Social media censorship threatens to widen rift in U.S. | #socialmedia

This week, social media giants Twitter and Facebook proved that their monopolistic malpractice is a big problem for politics and culture in America.

When the New York Post published a story about suspicious emails that had been allegedly discovered between Hunter Biden and officials at the Ukrainian energy company Burisma, where he was paid tens of thousands of dollars a month to serve on the board, the revelations were remarkable.

In one alleged missive from 2015, a Burisma adviser named Vadym Pozharskyi thanked the vice president’s son “for inviting me to DC and giving an opportunity to meet your father and spent (sic) some time together. It’s realty (sic) an honor and pleasure.”

The Biden campaign has insisted that no such meeting was found to be on the official schedule, but they do not outright dispute the content of the emails or deny that an informal meeting could have occurred.

A year earlier, right after the younger Biden had been added to the company’s board, Pozharskyi asked him for “advice on how you could use your influence to convey a message/signal” to put a stop to an investigation into the company. Later, Vice President Biden bragged he had been able to get the prosecutor fired.

The trove of correspondence was passed on to the Post by Rudy Giuliani who has been loudly trying to draw connections of corruption between interests in Ukraine and Joe Biden via his son, Hunter.

According the the New York Post, the emails were recovered from a computer that was dropped off at a Delaware repair shop and never retrieved. It is not known who dropped the machine off.

What makes all this most newsworthy is that Joe Biden, the Democratic nominee for president, has been denying that he’d ever taken part in his son’s business overseas or that he was even aware of what that business was.

These emails go directly to refuting that and suggest that Biden was used by his son for payment in exchange for influence.

Thus, the story ran and was distributed through social media until prominent, anti-Trump users demanded that it stop.

Kyle Griffin, an MSNBC producer with more than 900,000 followers tweeted, “No one should link to or share that NY Post ‘report’. You can discuss the obvious flaws and unanswerable questions in the report without amplifying what appears to be disinformation.”

Andy Stone, who works in the communications department at Facebook but has a long resume featuring jobs with various Democratic organizations was also containing the story. “While I will intentionally not link to the New York Post,” Stone tweeted, “I want be clear that this story is eligible to be fact checked by Facebook’s third-party fact checking partners. In the meantime, we are reducing its distribution on our platform.”

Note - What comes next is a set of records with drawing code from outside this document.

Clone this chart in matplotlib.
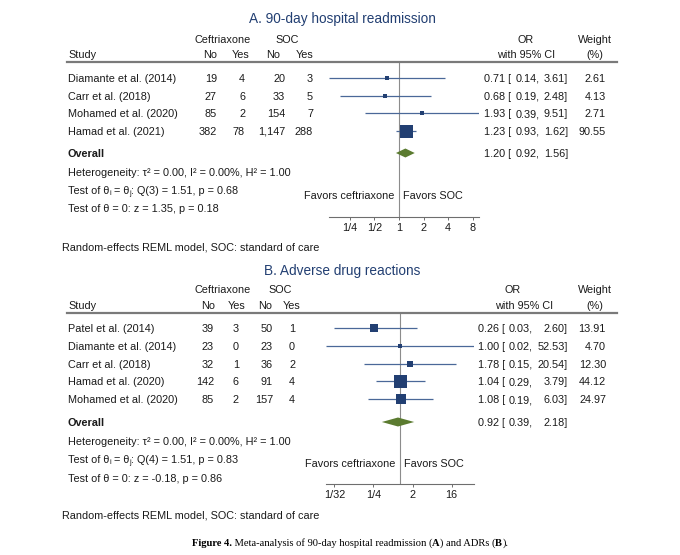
import matplotlib.pyplot as plt
from matplotlib.ticker import NullLocator
import numpy as np

plt.rcParams['font.family'] = ['Liberation Sans', 'DejaVu Sans']

# ---- panel A: 90-day hospital readmission
studies_a = ["Diamante et al. (2014)", "Carr et al. (2018)", "Mohamed et al. (2020)", "Hamad et al. (2021)"]
cef_no_a = [19, 27, 85, 382]
cef_yes_a = [4, 6, 2, 78]
soc_no_a = [20, 33, 154, 1147]
soc_yes_a = [3, 5, 7, 288]
or_a = [0.71, 0.68, 1.93, 1.23]
lo_a = [0.14, 0.19, 0.39, 0.93]
hi_a = [3.61, 2.48, 9.51, 1.62]
wt_a = [2.61, 4.13, 2.71, 90.55]
overall_a = [1.20, 0.92, 1.56]
het_a = "Heterogeneity: τ² = 0.00, I² = 0.00%, H² = 1.00"
q_a = ": Q(3) = 1.51, p = 0.68"
z_a = "Test of θ = 0: z = 1.35, p = 0.18"
ticks_a = [1/4, 1/2, 1, 2, 4, 8]
ticklabels_a = ["1/4", "1/2", "1", "2", "4", "8"]

# ---- panel B: adverse drug reactions
studies_b = ["Patel et al. (2014)", "Diamante et al. (2014)", "Carr et al. (2018)",
             "Hamad et al. (2020)", "Mohamed et al. (2020)"]
cef_no_b = [39, 23, 32, 142, 85]
cef_yes_b = [3, 0, 1, 6, 2]
soc_no_b = [50, 23, 36, 91, 157]
soc_yes_b = [1, 0, 2, 4, 4]
or_b = [0.26, 1.00, 1.78, 1.04, 1.08]
lo_b = [0.03, 0.02, 0.15, 0.29, 0.19]
hi_b = [2.60, 52.53, 20.54, 3.79, 6.03]
wt_b = [13.91, 4.70, 12.30, 44.12, 24.97]
overall_b = [0.92, 0.39, 2.18]
het_b = "Heterogeneity: τ² = 0.00, I² = 0.00%, H² = 1.00"
q_b = ": Q(4) = 1.51, p = 0.83"
z_b = "Test of θ = 0: z = -0.18, p = 0.86"
ticks_b = [1/32, 1/4, 2, 16]
ticklabels_b = ["1/32", "1/4", "2", "16"]

W, H = 680, 555
FS = 7.8
NAVY = '#223f72'
LINE = '#4a6898'
GREEN = '#5b7b30'
GRAY = '#8c8c8c'

fig = plt.figure(figsize=(6.8, 5.55), dpi=100)
rend = fig.canvas.get_renderer()


def put(x, y, s, **kw):
    # y is the visual centre of the capitals, in pixels from the top
    kw.setdefault('fontsize', FS)
    kw.setdefault('color', '#1a1a1a')
    off = 0.36 * kw['fontsize'] * 100 / 72
    return fig.text(x / W, 1 - (y + off) / H, s, va='baseline', **kw)


def runs(x, y, parts, **kw):
    # parts: (text, dy_px, size, weight); laid out left to right
    out = []
    for s, dy, size, weight in parts:
        t = put(x, y + dy, s, fontsize=size, fontweight=weight, **kw)
        x += t.get_window_extent(rend).width
        out.append(t)
    return out, x


def panel(title, studies, counts, ors, los, his, wts, overall, het, q, z, ticks, ticklabels, L):
    put(342, L['title'], title, fontsize=9.8, color=NAVY, ha='center')
    # headers
    put(L['cef'], L['h1'], "Ceftriaxone", ha='center')
    put(L['soc'], L['h1'], "SOC", ha='center')
    put(L['orh'][0], L['h1'], "OR", ha='center')
    put(595, L['h1'], "Weight", ha='center')
    put(68, L['h2'], "Study")
    for xc, lab in zip(L['hcols'], ["No", "Yes", "No", "Yes"]):
        put(xc, L['h2'], lab, ha='center')
    put(L['orh'][1], L['h2'], "with 95% CI", ha='center')
    put(595, L['h2'], "(%)", ha='center')
    fig.add_artist(plt.Line2D([67 / W, 617 / W], [1 - L['rule'] / H] * 2, color='#7a7a7a', lw=1.6))

    rows = L['row0'] + L['dy'] * np.arange(len(studies))
    for i, y in enumerate(rows):
        put(68, y, studies[i])
        for xr, col in zip(L['cols'], counts):
            put(xr, y, f"{col[i]:,}", ha='right')
        put(L['orx'][0], y, f"{ors[i]:.2f} [", ha='right')
        put(L['orx'][1], y, f"{los[i]:.2f},", ha='right')
        put(L['orx'][2], y, f"{his[i]:.2f}]", ha='right')
        put(606, y, f"{wts[i]:.2f}", ha='right')

    put(68, L['overall'], "Overall", fontweight='bold')
    put(L['orx'][0], L['overall'], f"{overall[0]:.2f} [", ha='right')
    put(L['orx'][1], L['overall'], f"{overall[1]:.2f},", ha='right')
    put(L['orx'][2], L['overall'], f"{overall[2]:.2f}]", ha='right')
    ys = L['stat0'] + 18.3 * np.arange(3)
    put(68, ys[0], het)
    runs(68, ys[1], [("Test of θ", 0, FS, 'normal'), ("i", 2.5, 5.2, 'normal'),
                     (" = θ", 0, FS, 'normal'), ("j", 2.5, 5.2, 'normal'), (q, 0, FS, 'normal')])
    put(68, ys[2], z)
    put(L['fav'] - 5, L['favy'], "Favors ceftriaxone", ha='right')
    put(L['fav'] + 4, L['favy'], "Favors SOC", ha='left')
    put(62, L['foot'], "Random-effects REML model, SOC: standard of care")

    # forest axes, spanning min CI to max CI
    x0, x1 = L['ax']
    top, bot = L['rule'] + 1, L['axis']
    ax = fig.add_axes([x0 / W, 1 - bot / H, (x1 - x0) / W, (bot - top) / H])
    ax.set_xscale('log', base=2)
    ax.set_xlim(min(los), max(his))
    ax.set_ylim(bot, top)
    ax.patch.set_alpha(0)
    for sp in ['top', 'right', 'left']:
        ax.spines[sp].set_visible(False)
    ax.spines['bottom'].set_color('#6e6e6e')
    ax.spines['bottom'].set_linewidth(0.8)
    ax.set_yticks([])
    ax.set_xticks(ticks)
    ax.set_xticklabels(ticklabels)
    ax.xaxis.set_minor_locator(NullLocator())
    ax.tick_params(axis='x', length=2.5, width=0.7, color='#6e6e6e', labelsize=FS, pad=2,
                   labelcolor='#1a1a1a')
    ax.axvline(1, color=GRAY, lw=0.8, zorder=1)

    wmax = max(wts)
    for i, y in enumerate(rows):
        ax.plot([los[i], his[i]], [y, y], color=LINE, lw=0.9, solid_capstyle='butt', zorder=2)
        side = max(13 * np.sqrt(wts[i] / wmax), 3.2) * 0.72
        ax.scatter([ors[i]], [y], marker='s', s=side ** 2, color=NAVY, linewidths=0, zorder=3)
    yo = L['overall']
    ax.fill([overall[1], overall[0], overall[2], overall[0]], [yo, yo - 4.5, yo, yo + 4.5],
            color=GREEN, lw=0, zorder=3)


layout_a = dict(title=18, h1=39, h2=54, rule=62, row0=78, dy=17.7, overall=153, stat0=172,
                favy=195, axis=217, foot=247, cef=223, soc=287, hcols=[210, 240.5, 273, 304.5],
                cols=[217, 245, 285, 313], orx=[511, 540, 568], orh=[526, 526],
                ax=[329, 479], fav=399)
layout_b = dict(title=270, h1=289, h2=305, rule=313, row0=328, dy=17.8, overall=422, stat0=441,
                favy=463, axis=484, foot=515, cef=222.5, soc=280.5, hcols=[208.5, 237, 265, 292],
                cols=[214, 239, 273, 295], orx=[505, 533, 568], orh=[513, 524],
                ax=[326, 474], fav=400)

panel("A. 90-day hospital readmission", studies_a, [cef_no_a, cef_yes_a, soc_no_a, soc_yes_a],
      or_a, lo_a, hi_a, wt_a, overall_a, het_a, q_a, z_a, ticks_a, ticklabels_a, layout_a)
panel("B. Adverse drug reactions", studies_b, [cef_no_b, cef_yes_b, soc_no_b, soc_yes_b],
      or_b, lo_b, hi_b, wt_b, overall_b, het_b, q_b, z_b, ticks_b, ticklabels_b, layout_b)

# caption with bold pieces, laid out left to right then centred
pieces = [("Figure 4.", 'bold'), (" Meta-analysis of 90-day hospital readmission (", 'normal'),
          ("A", 'bold'), (") and ADRs (", 'normal'), ("B", 'bold'), (").", 'normal')]
texts, xend = runs(0, 542, [(s, 0, 7.6, w) for s, w in pieces],
                   family='Liberation Serif', color='black')
shift = 350 - xend / 2
for t in texts:
    t.set_x(t.get_position()[0] + shift / W)

fig.savefig("out.png", dpi=100, facecolor='white')
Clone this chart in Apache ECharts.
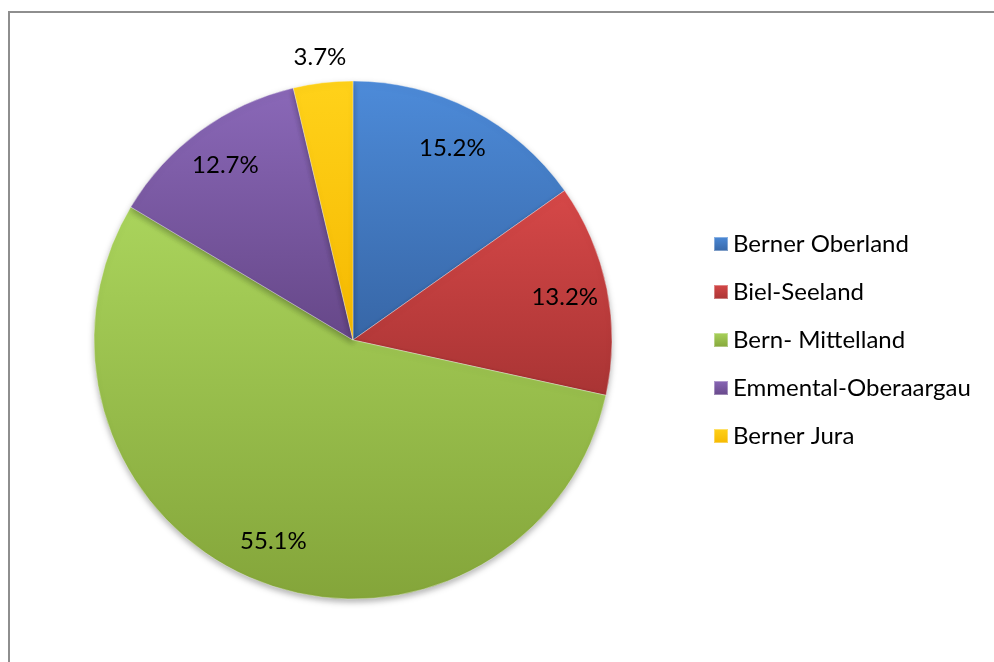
<!DOCTYPE html>
<html>
<head>
<meta charset="utf-8">
<style>
  html, body { margin: 0; padding: 0; background: #fff; }
  #frame { position: absolute; left: 8px; top: 11px; width: 1100px; height: 800px; border: 2px solid #8e8e8e; }
  #chart { position: absolute; left: 0; top: 0; width: 994px; height: 662px; }
</style>
<script src="https://cdn.jsdelivr.net/npm/echarts@6/dist/echarts.min.js"></script>
</head>
<body>
<div id="frame"></div>
<div id="chart"></div>
<script>
// Anteile nach Verwaltungsregion (%)
const regions = ['Berner Oberland', 'Biel-Seeland', 'Bern- Mittelland', 'Emmental-Oberaargau', 'Berner Jura']
const shares = [15.2, 13.2, 55.1, 12.7, 3.7]
// Label ausserhalb des Kuchens
const outsideLabels = ['Berner Jura']

// Farben: hell oben, dunkel unten (Excel-Bevel-Look)
const colorTop = ['#4d8bd9', '#d64848', '#aad45c', '#8a68b8', '#ffd21a']
const colorBottom = ['#3766a6', '#a93434', '#84a53a', '#664788', '#f5b800']

const font = 'Lato, "Liberation Sans", sans-serif'

const chart = echarts.init(document.getElementById('chart'), null, { renderer: 'canvas' })

function grad(i) {
  return new echarts.graphic.LinearGradient(0, 0, 0, 1, [
    { offset: 0, color: colorTop[i] },
    { offset: 1, color: colorBottom[i] }
  ])
}

const fmt = p => p.value.toFixed(1) + '%'

const mainData = regions.map((name, i) => ({
  name,
  value: shares[i],
  itemStyle: { color: grad(i) }
}))

// nur fuer Beschriftungen (transparent)
const innerLabelData = regions.map((name, i) => ({
  name,
  value: shares[i],
  label: { show: outsideLabels.indexOf(name) < 0 }
}))
const outerLabelData = regions.map((name, i) => ({
  name,
  value: shares[i],
  label: { show: outsideLabels.indexOf(name) >= 0 }
}))

const labelStyle = {
  position: 'inside',
  formatter: fmt,
  color: '#000',
  fontSize: 24,
  fontFamily: font
}

const option = {
  animation: false,
  color: colorBottom,
  legend: {
    orient: 'vertical',
    left: 708,
    top: 227,
    itemWidth: 14,
    itemHeight: 14,
    itemGap: 24,
    icon: 'rect',
    selectedMode: false,
    textStyle: {
      color: '#000',
      fontSize: 24,
      fontFamily: font
    },
    data: regions
  },
  series: [
    {
      type: 'pie',
      center: [353, 340],
      radius: [0, 259],
      startAngle: 90,
      clockwise: true,
      silent: true,
      label: { show: false },
      labelLine: { show: false },
      itemStyle: {
        borderColor: 'rgba(255,255,255,0.35)',
        borderWidth: 1,
        shadowBlur: 6,
        shadowOffsetY: 3,
        shadowColor: 'rgba(0,0,0,0.3)'
      },
      data: mainData
    },
    {
      type: 'pie',
      center: [353, 340],
      radius: [167, 259],
      startAngle: 90,
      silent: true,
      itemStyle: { color: 'rgba(0,0,0,0)' },
      label: labelStyle,
      labelLine: { show: false },
      data: innerLabelData
    },
    {
      type: 'pie',
      center: [353, 340],
      radius: [259, 305],
      startAngle: 90,
      silent: true,
      itemStyle: { color: 'rgba(0,0,0,0)' },
      label: labelStyle,
      labelLine: { show: false },
      data: outerLabelData
    }
  ]
}

chart.setOption(option)
</script>
</body>
</html>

By the afternoon, Twitter started blocking sharing of the article in any form, warning users away from the link, and locking prominent accounts that shared it, including that of the New York Post itself, Press Secretary Kayleigh McEnany and the Trump campaign account @teamtrump.

In doing so, they turned a shady October surprise leak that would have been ignored by many in the mainstream into a major story that is reverberating through the country. What, many Americans wonder, do these massive tech companies want so badly to hide from them?

The selective censorship by social media monopolies threatens to divide our nation to a degree we have never seen before.